Exercise: From the very first line of the data to the line containing "plt.rcParams['font.family'] = ['Liberation", retype everything exactly, leaving the pictures behind.

Data section:
***

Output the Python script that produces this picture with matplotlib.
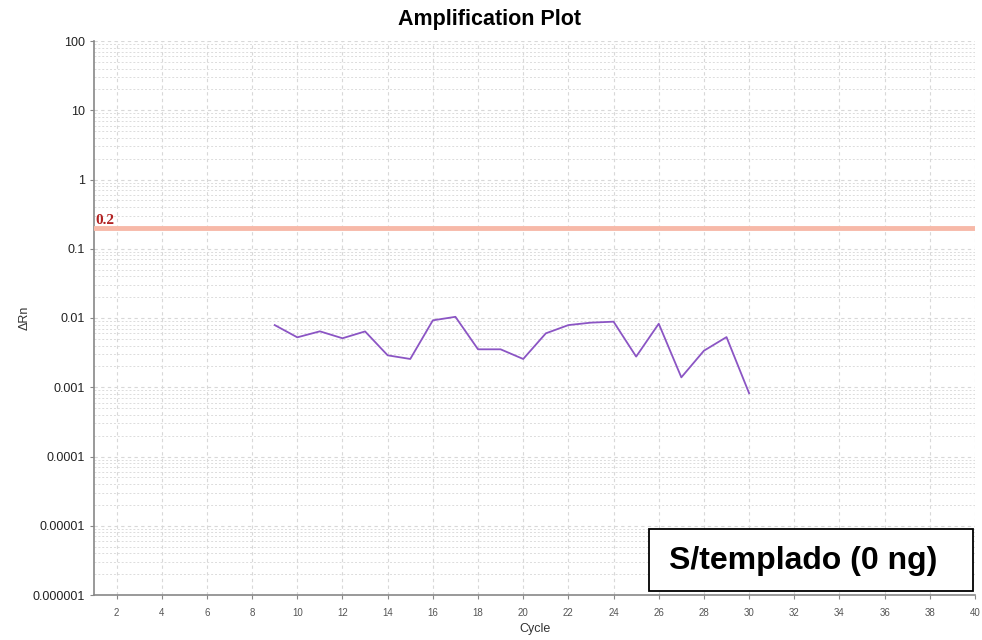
import matplotlib
matplotlib.use("Agg")
import matplotlib.pyplot as plt
from matplotlib.ticker import LogLocator, FixedLocator, NullFormatter
from matplotlib.patches import Rectangle
import numpy as np

plt.rcParams['font.family'] = ['Liberation Sans', 'DejaVu Sans']

cycles = list(range(9, 31))
delta_rn = [0.0079, 0.00526, 0.00642, 0.0051, 0.0064, 0.00289, 0.00256, 0.00925,
            0.0104, 0.00353, 0.00353, 0.00256, 0.0060, 0.0079, 0.00857, 0.00885,
            0.00277, 0.00827, 0.00139, 0.00337, 0.0053, 0.00082]
threshold = 0.2
y_ticks = [1e-6, 1e-5, 1e-4, 1e-3, 1e-2, 1e-1, 1, 10, 100]
y_labels = ["0.000001", "0.00001", "0.0001", "0.001", "0.01", "0.1", "1", "10", "100"]
x_ticks = list(range(2, 41, 2))

fig = plt.figure(figsize=(9.82, 6.4), dpi=100)
ax = fig.add_axes([94/982, 1-595/640, (975-94)/982, (595-41)/640])

ax.set_yscale('log')
ax.set_xlim(1, 40)
ax.set_ylim(1e-6, 100)

ax.yaxis.set_major_locator(FixedLocator(y_ticks))
ax.set_yticklabels(y_labels)
ax.yaxis.set_minor_locator(LogLocator(base=10, subs=np.arange(2, 10)))
ax.yaxis.set_minor_formatter(NullFormatter())
ax.set_xticks(x_ticks)
ax.set_xticklabels([str(t) for t in x_ticks])

ax.grid(True, which='major', axis='both', color='#d8d8d8', linestyle=(0, (3, 3)), linewidth=0.8)
ax.grid(True, which='minor', axis='y', color='#dcdcdc', linestyle=(0, (2, 2)), linewidth=0.7)

ax.tick_params(axis='y', which='major', labelsize=9, length=3, color='#888888', labelcolor='#222222')
ax.tick_params(axis='y', which='minor', length=0)
ax.tick_params(axis='x', which='major', labelsize=7, length=3, color='#888888', labelcolor='#555555', pad=6)

for s in ['top', 'right']:
    ax.spines[s].set_visible(False)
for s in ['left', 'bottom']:
    ax.spines[s].set_color('#888888')
    ax.spines[s].set_linewidth(1.2)

ax.axhline(threshold, color='#f7b9a8', linewidth=3.5, zorder=3)
ax.text(1.05, threshold * 1.04, "0.2", color='#b22222', fontsize=11, fontweight='bold',
        family=['Liberation Serif', 'DejaVu Serif'], va='bottom', ha='left', zorder=4)

ax.plot(cycles, delta_rn, color='#8b55c4', linewidth=1.3, zorder=5)

fig.text(490/982, 1 - 20/640, "Amplification Plot", fontsize=15.5, fontweight='bold',
         ha='center', va='center')
ax.set_xlabel("Cycle", fontsize=9, color='#333333', labelpad=4)
ax.set_ylabel("ΔRn", fontsize=9, color='#333333')
ax.yaxis.set_label_coords((31 - 94) / 881, 0.5)

ax.add_patch(Rectangle((0.630, 0.0072), 0.368, 0.112, transform=ax.transAxes,
                       facecolor='white', edgecolor='black', linewidth=1.3, zorder=6, clip_on=False))
ax.text(0.805, 0.062, "S/templado (0 ng)", transform=ax.transAxes, fontsize=23, fontweight='bold',
        ha='center', va='center', zorder=7)

fig.savefig("out.png", dpi=100)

***

Complete response:
Output the Python script that produces this picture with matplotlib.
import matplotlib
matplotlib.use("Agg")
import matplotlib.pyplot as plt
from matplotlib.ticker import LogLocator, FixedLocator, NullFormatter
from matplotlib.patches import Rectangle
import numpy as np

plt.rcParams['font.family'] = ['Liberation Sans', 'DejaVu Sans']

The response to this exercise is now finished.